The apparent end of this case (further appeals are possible but almost certainly futile) should help to establish that basic medical research on all types of stem cells, including embryonic, is now part of normal laboratory practice. However, a new presidential administration could again revise the policy, even though the many new cell lines authorized under President Obama are now being integrated into important medical studies.
Opponents argue that a process that appears to make adult stem cells resemble embryonic stem cells is replacing the controversial cell lines, but it is uncertain whether the non-embryonic cells can be made to function in the ways that make the embryonic cell lines so valuable. Scientists are working on that now. But the "induced pluripotent stem cells," the adult-derived kind, still must be compared to embryonic stem cells to test their potency. Ironically, the more-controversial embryonic cells are needed in order for the new uncontroversial cell lines to be made useful.
This subtlety can't be reduced to a bumper sticker, but the bottom line can. President Obana's position has been clear, as was Senator McCain's four years ago, that federal funding of embryonic stem cell research on diseases like Parkinson's, Alzheimers, diabetes and multiple sclerosis should be continued.
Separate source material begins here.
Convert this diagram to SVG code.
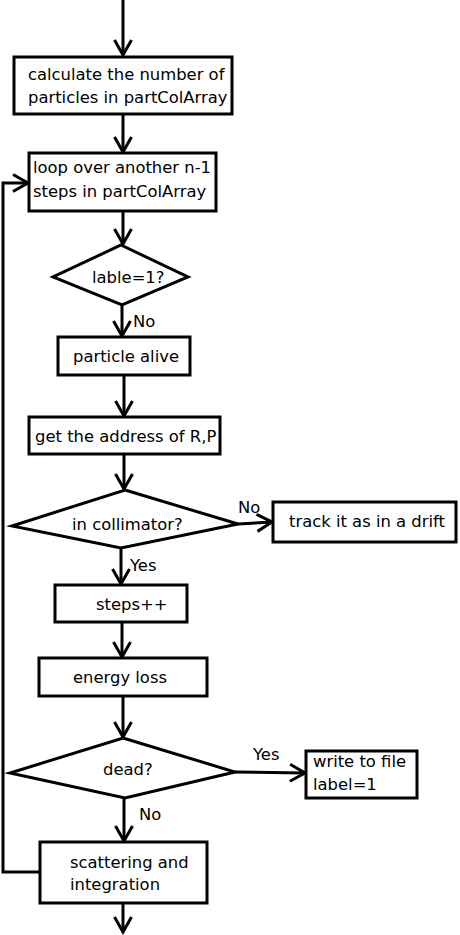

Romney's position so far is unclear. His campaign website reads like we're back in 2008, promoting non-embryonic sources, without seeming to realize that the state of the science in 2012 relies on various sources of cell lines in the same research study.
It's not a hard question to ask: As president, would Governor Romney support a federal law that banned embryonic stem cell research, regardless of funding source? Or would he ban federal funding and let states and the private sector proceed?
Either would be harmful, but at least the voters should know how much damage would be inflicted.